### Set problem
Omit all images. Write out the rest of the material exactly.

* BEGIN Data provided *

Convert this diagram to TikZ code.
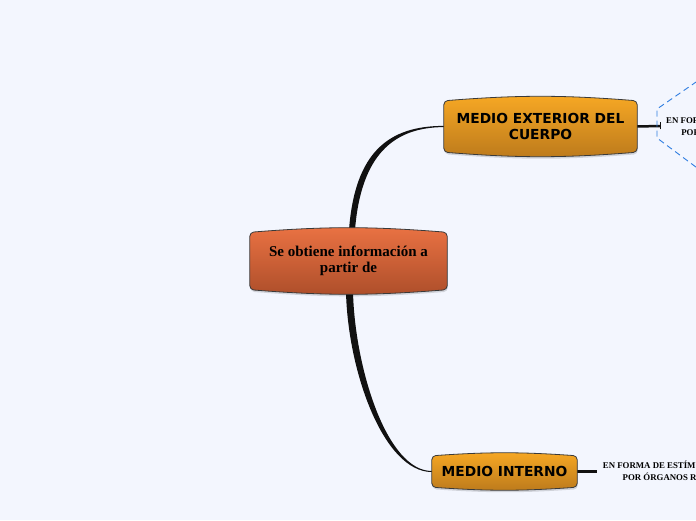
\documentclass[tikz,border=0pt]{standalone}
\usepackage{fontspec}
\setmainfont{Liberation Serif}
\newfontfamily\medfont{DejaVu Sans}
\usepackage{xcolor}
\usepackage{tikz}
\usetikzlibrary{calc}
\definecolor{mapBg}{HTML}{F3F6FE}
\definecolor{mapInk}{HTML}{111111}
\definecolor{mapEdge}{HTML}{3A3A3A}
\definecolor{rootTop}{HTML}{EA7243}
\definecolor{rootBot}{HTML}{AD4E2A}
\definecolor{medTop}{HTML}{F7A824}
\definecolor{medBot}{HTML}{BC7A1C}
\definecolor{hexBlue}{HTML}{2F7DE1}
\pgfdeclarelayer{bg}
\pgfdeclarelayer{links}
\pgfdeclarelayer{boxes}
\pgfsetlayers{bg,links,boxes,main}

% bulging box behind node #1: top colour #2, bottom colour #3, inset #4, bend #5
\newcommand\bulgebox[5]{%
  \begin{pgfonlayer}{boxes}
  \fill[black,opacity=.14,rounded corners=4pt,transform canvas={shift={(0.6pt,-2pt)}}]
    ($(#1.north west)+(0,-#4)$) to[bend left=#5] ($(#1.north east)+(0,-#4)$)
    -- ($(#1.south east)+(0,#4)$) to[bend left=#5] ($(#1.south west)+(0,#4)$) -- cycle;
  \draw[draw=mapEdge,line width=0.8pt,rounded corners=4pt,top color=#2,bottom color=#3]
    ($(#1.north west)+(0,-#4)$) to[bend left=#5] ($(#1.north east)+(0,-#4)$)
    -- ($(#1.south east)+(0,#4)$) to[bend left=#5] ($(#1.south west)+(0,#4)$) -- cycle;
  \end{pgfonlayer}}

\begin{document}
\begin{tikzpicture}[
  x=1pt,y=1pt,
  mainbox/.style={minimum width=197,minimum height=66,inner sep=0,align=center,
                  font=\bfseries\fontsize{15}{16.5}\selectfont},
  medbox/.style={inner sep=0,align=center,
                 font=\medfont\bfseries\fontsize{13.8}{16.5}\selectfont},
  leaf/.style={inner sep=0,align=center,font=\bfseries\fontsize{8.8}{11.5}\selectfont},
  hexline/.style={draw=hexBlue,line width=0.9pt,dash pattern=on 6pt off 4pt},
  link/.style={mapInk,line width=2.5pt}
]
\clip (0,0) rectangle (696,520);
\useasboundingbox (0,0) rectangle (696,520);
\begin{pgfonlayer}{bg}
\fill[mapBg] (0,0) rectangle (696,520);
\end{pgfonlayer}

\node[mainbox] (c) at (348.5,259) {Se obtiene información a\\partir de};
\node[medbox,minimum width=193,minimum height=60] (e) at (540.5,393.5) {MEDIO EXTERIOR DEL\\CUERPO};
\node[medbox,minimum width=145,minimum height=37] (i) at (504.5,48.5) {MEDIO INTERNO};
\bulgebox{c}{rootTop}{rootBot}{4.5}{4.5}
\bulgebox{e}{medTop}{medBot}{4.5}{4.5}
\bulgebox{i}{medTop}{medBot}{3}{4}

\node[leaf,anchor=west] (extlbl) at (666,394) {EN FORMA DE ESTÍMULOS EXTERIORES\\POR ÓRGANOS DE LOS SENTIDOS};
\node[leaf,anchor=west] (intlbl) at (602.7,49) {EN FORMA DE ESTÍMULOS CAPTADOS\\POR ÓRGANOS RECEPTORES};

\coordinate (hexl) at (657,396.5);
\coordinate (exttip) at ($(e.east)+(23,0.5)$);
\coordinate (inttip) at ($(i.east)+(20,0)$);

\begin{pgfonlayer}{links}
% tapered branches
\fill[mapInk] ($(c.north)+(0.5,-2)$) .. controls ($(c.north)+(6.5,76)$) and ($(e.west)+(-55,0.6)$) .. ($(e.west)+(0,0.6)$)
  -- ($(e.west)+(0,-0.6)$) .. controls ($(e.west)+(-51,-0.8)$) and ($(c.north)+(12.5,72)$) .. ($(c.north)+(6.5,-2)$) -- cycle;
\fill[mapInk] ($(c.south)+(-2.5,2)$) .. controls ($(c.south)+(-0.5,-78)$) and ($(i.west)+(-48,-0.5)$) .. ($(i.west)+(0,-0.5)$)
  -- ($(i.west)+(0,0.5)$) .. controls ($(i.west)+(-45,0.5)$) and ($(c.south)+(6.5,-74)$) .. ($(c.south)+(4.5,2)$) -- cycle;
\draw[link] (e.east) -- (exttip);
\draw[mapInk,line width=1.2pt] ($(exttip)+(0,-3.5)$) -- ($(exttip)+(0,3.5)$);
\draw[link] (i.east) -- (inttip);
\end{pgfonlayer}

\draw[hexline] ($(hexl)+(63,-61.5)$) -- ($(hexl)+(0,-14.5)$) -- ($(hexl)+(0,14.5)$) -- ($(hexl)+(63,58)$);
\end{tikzpicture}
\end{document}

* END Data provided *

### The completed task
Convert this diagram to TikZ code.
\documentclass[tikz,border=0pt]{standalone}
\usepackage{fontspec}
\setmainfont{Liberation Serif}
\newfontfamily\medfont{DejaVu Sans}
\usepackage{xcolor}
\usepackage{tikz}
\usetikzlibrary{calc}
\definecolor{mapBg}{HTML}{F3F6FE}
\definecolor{mapInk}{HTML}{111111}
\definecolor{mapEdge}{HTML}{3A3A3A}
\definecolor{rootTop}{HTML}{EA7243}
\definecolor{rootBot}{HTML}{AD4E2A}
\definecolor{medTop}{HTML}{F7A824}
\definecolor{medBot}{HTML}{BC7A1C}
\definecolor{hexBlue}{HTML}{2F7DE1}
\pgfdeclarelayer{bg}
\pgfdeclarelayer{links}
\pgfdeclarelayer{boxes}
\pgfsetlayers{bg,links,boxes,main}

% bulging box behind node #1: top colour #2, bottom colour #3, inset #4, bend #5
\newcommand\bulgebox[5]{%
  \begin{pgfonlayer}{boxes}
  \fill[black,opacity=.14,rounded corners=4pt,transform canvas={shift={(0.6pt,-2pt)}}]
    ($(#1.north west)+(0,-#4)$) to[bend left=#5] ($(#1.north east)+(0,-#4)$)
    -- ($(#1.south east)+(0,#4)$) to[bend left=#5] ($(#1.south west)+(0,#4)$) -- cycle;
  \draw[draw=mapEdge,line width=0.8pt,rounded corners=4pt,top color=#2,bottom color=#3]
    ($(#1.north west)+(0,-#4)$) to[bend left=#5] ($(#1.north east)+(0,-#4)$)
    -- ($(#1.south east)+(0,#4)$) to[bend left=#5] ($(#1.south west)+(0,#4)$) -- cycle;
  \end{pgfonlayer}}

\begin{document}
\begin{tikzpicture}[
  x=1pt,y=1pt,
  mainbox/.style={minimum width=197,minimum height=66,inner sep=0,align=center,
                  font=\bfseries\fontsize{15}{16.5}\selectfont},
  medbox/.style={inner sep=0,align=center,
                 font=\medfont\bfseries\fontsize{13.8}{16.5}\selectfont},
  leaf/.style={inner sep=0,align=center,font=\bfseries\fontsize{8.8}{11.5}\selectfont},
  hexline/.style={draw=hexBlue,line width=0.9pt,dash pattern=on 6pt off 4pt},
  link/.style={mapInk,line width=2.5pt}
]
\clip (0,0) rectangle (696,520);
\useasboundingbox (0,0) rectangle (696,520);
\begin{pgfonlayer}{bg}
\fill[mapBg] (0,0) rectangle (696,520);
\end{pgfonlayer}

\node[mainbox] (c) at (348.5,259) {Se obtiene información a\\partir de};
\node[medbox,minimum width=193,minimum height=60] (e) at (540.5,393.5) {MEDIO EXTERIOR DEL\\CUERPO};
\node[medbox,minimum width=145,minimum height=37] (i) at (504.5,48.5) {MEDIO INTERNO};
\bulgebox{c}{rootTop}{rootBot}{4.5}{4.5}
\bulgebox{e}{medTop}{medBot}{4.5}{4.5}
\bulgebox{i}{medTop}{medBot}{3}{4}

\node[leaf,anchor=west] (extlbl) at (666,394) {EN FORMA DE ESTÍMULOS EXTERIORES\\POR ÓRGANOS DE LOS SENTIDOS};
\node[leaf,anchor=west] (intlbl) at (602.7,49) {EN FORMA DE ESTÍMULOS CAPTADOS\\POR ÓRGANOS RECEPTORES};

\coordinate (hexl) at (657,396.5);
\coordinate (exttip) at ($(e.east)+(23,0.5)$);
\coordinate (inttip) at ($(i.east)+(20,0)$);

\begin{pgfonlayer}{links}
% tapered branches
\fill[mapInk] ($(c.north)+(0.5,-2)$) .. controls ($(c.north)+(6.5,76)$) and ($(e.west)+(-55,0.6)$) .. ($(e.west)+(0,0.6)$)
  -- ($(e.west)+(0,-0.6)$) .. controls ($(e.west)+(-51,-0.8)$) and ($(c.north)+(12.5,72)$) .. ($(c.north)+(6.5,-2)$) -- cycle;
\fill[mapInk] ($(c.south)+(-2.5,2)$) .. controls ($(c.south)+(-0.5,-78)$) and ($(i.west)+(-48,-0.5)$) .. ($(i.west)+(0,-0.5)$)
  -- ($(i.west)+(0,0.5)$) .. controls ($(i.west)+(-45,0.5)$) and ($(c.south)+(6.5,-74)$) .. ($(c.south)+(4.5,2)$) -- cycle;
\draw[link] (e.east) -- (exttip);
\draw[mapInk,line width=1.2pt] ($(exttip)+(0,-3.5)$) -- ($(exttip)+(0,3.5)$);
\draw[link] (i.east) -- (inttip);
\end{pgfonlayer}

\draw[hexline] ($(hexl)+(63,-61.5)$) -- ($(hexl)+(0,-14.5)$) -- ($(hexl)+(0,14.5)$) -- ($(hexl)+(63,58)$);
\end{tikzpicture}
\end{document}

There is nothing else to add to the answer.